TASK DIRECTIONS:
Print the listing from its top line through the line containing "var INK = '#222';", nothing more, and leave out the pictures.

## START STORED DATA

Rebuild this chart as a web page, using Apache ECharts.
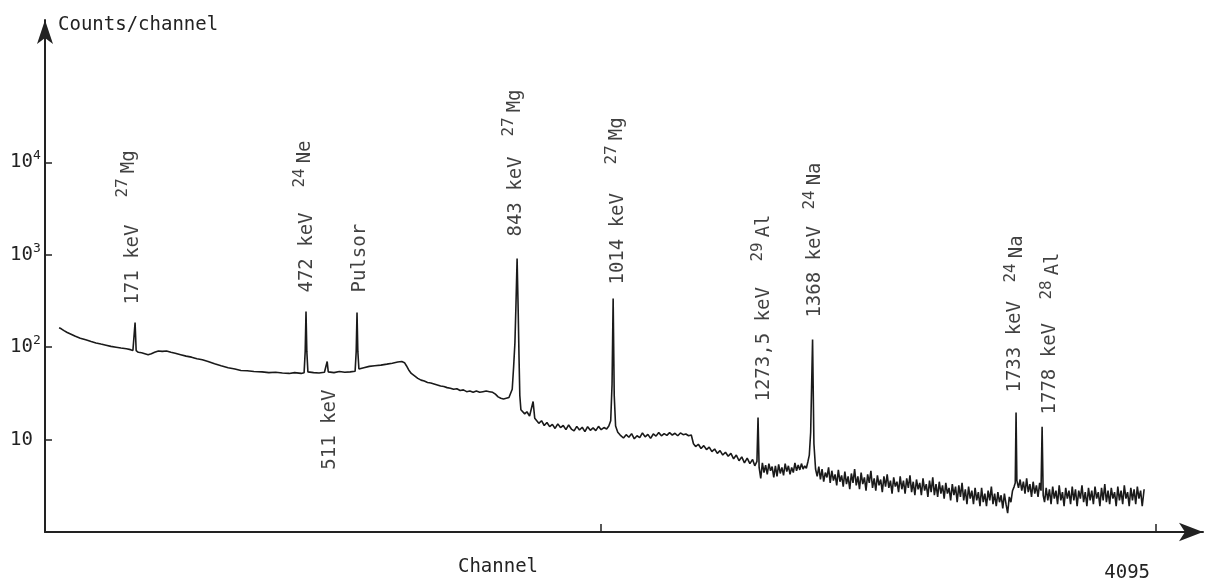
<!DOCTYPE html>
<html>
<head>
<meta charset="utf-8">
<script src="https://cdn.jsdelivr.net/npm/echarts@6.0.0/dist/echarts.min.js"></script>
<style>
  html, body { margin: 0; padding: 0; background: #fff; }
  #main { width: 1216px; height: 586px; }
</style>
</head>
<body>
<div id="main"></div>
<script>
var chartDom = document.getElementById('main');
var myChart = echarts.init(chartDom);
var option;

var FONT = '"DejaVu Sans Mono", "Liberation Mono", monospace';
var INK = '#222';

// gamma spectrum, [channel, counts/channel]
let spectrum = [
  [52,162],[60,158],[70,151],[82,144],[96,138],[112,131],[130,125],[150,120],[170,115],[188,111],
  [206,108],[225,105],[243,102],[262,100],[280,98],[300,96],[315,94],[324,92],[328,93],[332,185],
  [336,92],[344,88],[356,87],[368,85],[380,83],[392,85],[404,88],[418,91],[432,90],[448,91],
  [464,88],[480,86],[500,83],[520,80],[540,78],[560,75],[580,73],[601,70],[625,66],[649,63],
  [675,60],[700,58],[722,56],[745,55.5],[770,54.5],[800,54],[825,53],[850,53.5],[875,52.5],[900,52],
  [920,53],[944,52],[955,53],[959,90],[962,243],[965,90],[969,54],[990,53],[1010,52.5],[1030,53.5],
  [1036,54],[1040,70],[1044,54],[1065,53],[1085,54.5],[1105,53.5],[1125,54],[1143,55],[1147,90],[1150,237],
  [1153,90],[1157,58],[1175,60],[1195,62],[1215,63],[1238,64],[1260,65.5],[1280,67],[1300,69],[1315,70],
  [1325,68],[1332,63],[1340,57],[1350,52],[1362,49],[1374,46],[1386,44],[1398,43],[1410,41.5],[1422,41],
  [1434,40],[1446,39],[1458,38],[1470,37.5],[1482,36.5],[1494,36],[1506,35],[1518,35.5],[1530,34],[1542,34.5],
  [1554,33],[1566,33.5],[1578,32.5],[1590,33.5],[1602,32.5],[1614,33],[1626,33.5],[1638,33],[1650,32.5],[1660,31],
  [1670,29],[1680,28],[1690,27.5],[1700,28],[1710,28.5],[1716,29],[1722,35],[1727,60],[1732,112],[1736,300],
  [1740,910],[1744,250],[1747,80],[1750,30],[1754,21],[1760,20.5],[1768,19],[1776,20],[1786,18],[1793,17.5],
  [1799,25.8],[1805,17],[1812,16.5],[1820,15],[1830,16],[1840,14.2],[1850,15.3],[1860,13.8],[1870,14.6],[1880,13.2],
  [1890,14.8],[1900,13.5],[1910,14.2],[1920,12.8],[1930,14.4],[1940,13.0],[1950,12.4],[1960,13.9],[1970,12.7],[1980,13.6],
  [1990,12.2],[2000,13.8],[2010,12.6],[2020,13.4],[2030,12.5],[2040,13.9],[2050,12.8],[2060,13.5],[2070,13.0],[2078,14.0],
  [2085,16],[2090,40],[2094,336],[2098,30],[2103,14],[2111,12],[2120,11.2],[2132,10.4],[2142,11.3],[2152,10.6],
  [2162,11.6],[2172,10.2],[2182,11.0],[2192,10.5],[2202,11.8],[2212,10.7],[2222,11.4],[2232,10.3],[2242,11.5],[2252,10.9],
  [2262,11.9],[2272,11.0],[2282,11.6],[2292,11.1],[2302,11.9],[2312,11.2],[2322,11.7],[2332,11.0],[2342,11.8],[2352,11.3],
  [2362,11.5],[2372,11.0],[2382,11.2],[2390,9.0],[2398,8.4],[2408,8.9],[2418,8.0],[2428,8.6],[2438,7.8],[2448,8.3],
  [2458,7.4],[2468,7.9],[2478,7.1],[2488,7.6],[2498,6.8],[2508,7.3],[2518,6.6],[2528,7.1],[2538,6.2],[2548,6.8],
  [2558,5.9],[2568,6.5],[2578,5.6],[2588,6.3],[2598,5.5],[2608,6.1],[2616,5.2],[2624,5.8],[2628,17.3],[2632,5.0],
  [2638,3.8],[2644,5.6],[2650,4.4],[2656,5.3],[2662,4.2],[2668,5.5],[2674,4.6],[2680,5.1],[2686,3.9],[2692,5.2],
  [2698,4.0],[2704,5.4],[2710,4.3],[2716,5.0],[2722,4.1],[2728,5.5],[2734,4.5],[2740,5.2],[2746,4.2],[2752,5.0],
  [2758,4.4],[2764,5.6],[2770,4.6],[2776,5.3],[2782,4.7],[2788,5.5],[2794,4.8],[2800,5.2],[2806,4.9],[2812,5.8],
  [2817,6.8],[2822,12],[2829,121],[2834,9],[2840,4.8],[2846,4.0],
  [2852,5.1],[2858,3.7],[2864,4.8],[2870,3.5],[2876,4.4],[2882,3.9],[2888,5.0],[2894,3.4],[2900,4.6],[2906,3.6],
  [2912,4.2],[2918,3.2],[2924,4.7],[2930,3.5],[2936,4.1],[2942,3.1],[2948,4.5],[2954,3.3],[2960,4.0],[2966,2.9],
  [2972,4.3],[2978,3.4],[2984,4.8],[2990,3.2],[2996,4.0],[3002,2.9],[3008,4.4],[3014,3.3],[3020,3.9],[3026,2.8],
  [3032,4.2],[3038,3.4],[3044,4.6],[3050,3.0],[3056,3.8],[3062,2.8],[3068,4.1],[3074,3.2],[3080,3.7],[3086,2.7],
  [3092,4.0],[3098,3.1],[3104,4.2],[3110,3.0],[3116,3.6],[3122,2.6],[3128,3.9],[3134,3.1],[3140,3.5],[3146,2.7],
  [3152,4.0],[3158,2.9],[3164,3.6],[3170,2.6],[3176,3.8],[3182,3.0],[3188,4.1],[3194,2.7],[3200,3.5],[3206,2.5],
  [3212,3.7],[3218,2.9],[3224,3.4],[3230,2.5],[3236,3.8],[3242,2.8],[3248,3.3],[3254,2.4],[3260,3.6],[3266,2.7],
  [3272,3.9],[3278,2.5],[3284,3.3],[3290,2.4],[3296,3.5],[3302,2.6],[3308,3.2],[3314,2.3],[3320,3.4],[3326,2.6],
  [3332,3.0],[3338,2.2],[3344,3.3],[3350,2.5],[3356,3.1],[3362,2.1],[3368,3.2],[3374,2.4],[3380,3.4],[3386,2.2],
  [3392,2.9],[3398,2.0],[3404,3.1],[3410,2.3],[3416,2.8],[3422,2.0],[3428,3.0],[3434,2.2],[3440,2.7],[3446,1.9],
  [3452,3.0],[3458,2.1],[3464,2.6],[3470,1.9],[3476,2.8],[3482,2.2],[3488,3.1],[3494,2.0],[3500,2.6],[3506,1.9],
  [3512,2.7],[3518,2.1],[3524,2.5],[3530,1.8],[3536,2.6],[3542,2.0],[3548,1.6],[3554,2.4],[3560,2.1],[3566,2.8],
  [3572,3.1],[3576,3.4],[3579,19.6],[3582,3.6],[3588,3.0],[3594,3.7],[3600,2.8],[3606,3.5],[3612,2.6],[3618,3.8],
  [3624,2.7],[3630,3.3],[3636,2.4],[3642,3.5],[3648,2.6],[3654,3.2],[3660,2.4],[3666,3.4],[3671,2.8],[3675,13.8],
  [3679,2.5],[3684,2.1],[3690,3.0],[3696,2.2],[3702,2.9],[3708,2.0],[3714,3.1],[3720,2.3],[3726,2.8],[3732,2.0],
  [3738,3.2],[3744,2.2],[3750,2.7],[3756,1.9],[3762,3.0],[3768,2.3],[3774,2.8],[3780,2.0],[3786,3.1],[3792,2.2],
  [3798,2.9],[3804,1.9],[3810,2.8],[3816,2.3],[3822,3.2],[3828,2.1],[3834,2.7],[3840,1.9],[3846,3.0],[3852,2.2],
  [3858,2.8],[3864,2.0],[3870,3.1],[3876,2.3],[3882,2.7],[3888,1.9],[3894,3.0],[3900,2.2],[3906,3.3],[3912,2.1],
  [3918,2.8],[3924,2.0],[3930,3.0],[3936,2.3],[3942,2.7],[3948,1.9],[3954,3.1],[3960,2.2],[3966,2.8],[3972,2.0],
  [3978,3.2],[3984,2.3],[3990,2.7],[3996,1.9],[4002,3.0],[4008,2.2],[4014,2.9],[4020,2.0],[4026,3.1],[4032,2.3],
  [4038,2.8],[4044,1.9],[4051,2.9]
];

// peak annotations: energy text, channel of the text column, counts level where the text starts
let peakTexts    = ['171 keV', '472 keV', 'Pulsor', '511 keV', '843 keV', '1014 keV',
                    '1273,5 keV', '1368 keV', '1733 keV', '1778 keV'];
let peakChannels = [324, 966, 1161, 1050, 1736, 2112, 2650, 2838, 3575, 3704];
let peakCounts   = [289, 390, 390, 4.73, 1574, 476, 25.8, 209, 32.3, 18.7];

// isotope labels: mass number, element, channel, counts level where the text starts
let isoMass      = ['27', '24', '27', '27', '29', '24', '24', '28'];
let isoSymbol    = ['Mg', 'Ne', 'Mg', 'Mg', 'Al', 'Na', 'Na', 'Al'];
let isoChannels  = [308, 960, 1731, 2110, 2649, 2840, 3581, 3714];
let isoCounts    = [4160, 5330, 19000, 9470, 843, 3080, 500, 327];

let yTickValues = [10, 100, 1000, 10000];
let yTickBase   = ['10', '10', '10', '10'];
let yTickExp    = ['', '2', '3', '4'];
let xTickValues = [2048, 4095];
let xLabelValues = [4095];

let peakData = peakChannels.map(function (c, i) {
  return { value: [c, peakCounts[i]], name: peakTexts[i] };
});
let isoData = isoChannels.map(function (c, i) {
  return { value: [c, isoCounts[i]], name: '{s|' + isoMass[i] + '}{b|' + isoSymbol[i] + '}' };
});

var annLabel = {
  show: true,
  position: 'inside',
  rotate: 90,
  align: 'left',
  verticalAlign: 'middle',
  color: '#111',
  fontSize: 19,
  fontFamily: FONT,
  formatter: function (p) { return p.name; }
};

option = {
  backgroundColor: '#fff',
  animation: false,
  textStyle: { fontFamily: FONT },
  grid: { left: 45, top: 20, right: 13, bottom: 54, outerBoundsMode: 'none', containLabel: false },
  xAxis: {
    type: 'value',
    min: 0,
    max: 4268,
    name: 'Channel',
    nameLocation: 'middle',
    nameGap: 26,
    nameMoveOverlap: false,
    nameTextStyle: { color: INK, fontSize: 19, fontFamily: FONT, padding: [0, 252, 0, 0] },
    axisLine: { lineStyle: { color: INK, width: 2 }, symbol: ['none', 'arrow'], symbolSize: [14, 24] },
    axisTick: { inside: true, length: 8, customValues: xTickValues, lineStyle: { color: INK, width: 1.5 } },
    axisLabel: {
      customValues: xLabelValues, color: INK, fontSize: 19, fontFamily: FONT,
      align: 'right', margin: 32, padding: [0, 6, 0, 0],
      formatter: function (v) { return String(Math.round(v)); }
    },
    splitLine: { show: false }
  },
  yAxis: {
    type: 'log',
    logBase: 10,
    min: 1,
    max: 347000,
    name: 'Counts/channel',
    nameLocation: 'end',
    nameGap: -5,
    nameMoveOverlap: false,
    nameTextStyle: { color: INK, fontSize: 19, fontFamily: FONT, align: 'left', verticalAlign: 'middle', padding: [0, 0, 0, 13] },
    axisLine: { lineStyle: { color: INK, width: 2 }, symbol: ['none', 'arrow'], symbolSize: [12, 24] },
    axisTick: { inside: true, length: 7, customValues: yTickValues, lineStyle: { color: INK, width: 1.5 } },
    axisLabel: {
      customValues: yTickValues, color: INK, fontSize: 19, fontFamily: FONT,
      align: 'left', margin: 35,
      formatter: function (v) {
        var i = yTickValues.indexOf(Math.round(v));
        if (i < 0) return '';
        return '{b|' + yTickBase[i] + '}' + (yTickExp[i] ? '{s|' + yTickExp[i] + '}' : '');
      },
      rich: {
        b: { fontSize: 19, fontFamily: FONT, color: INK, lineHeight: 26 },
        s: { fontSize: 13, fontFamily: FONT, color: INK, verticalAlign: 'top', lineHeight: 12 }
      }
    },
    splitLine: { show: false }
  },
  series: [
    {
      name: 'Spectrum',
      type: 'line',
      data: spectrum,
      showSymbol: false,
      lineStyle: { color: '#1a1a1a', width: 1.6 },
      silent: true
    },
    {
      name: 'Energies',
      type: 'scatter',
      data: peakData,
      symbolSize: 0,
      silent: true,
      label: annLabel
    },
    {
      name: 'Isotopes',
      type: 'scatter',
      data: isoData,
      symbolSize: 0,
      silent: true,
      label: Object.assign({}, annLabel, {
        rich: {
          s: { fontSize: 16, fontFamily: FONT, color: '#111', verticalAlign: 'top', lineHeight: 13, padding: [0, 5, 0, 0] },
          b: { fontSize: 19, fontFamily: FONT, color: '#111', lineHeight: 28 }
        }
      })
    }
  ]
};

option && myChart.setOption(option);
</script>
</body>
</html>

## END STORED DATA

TASK RESPONSE:
Rebuild this chart as a web page, using Apache ECharts.
<!DOCTYPE html>
<html>
<head>
<meta charset="utf-8">
<script src="https://cdn.jsdelivr.net/npm/echarts@6.0.0/dist/echarts.min.js"></script>
<style>
  html, body { margin: 0; padding: 0; background: #fff; }
  #main { width: 1216px; height: 586px; }
</style>
</head>
<body>
<div id="main"></div>
<script>
var chartDom = document.getElementById('main');
var myChart = echarts.init(chartDom);
var option;

var FONT = '"DejaVu Sans Mono", "Liberation Mono", monospace';
var INK = '#222';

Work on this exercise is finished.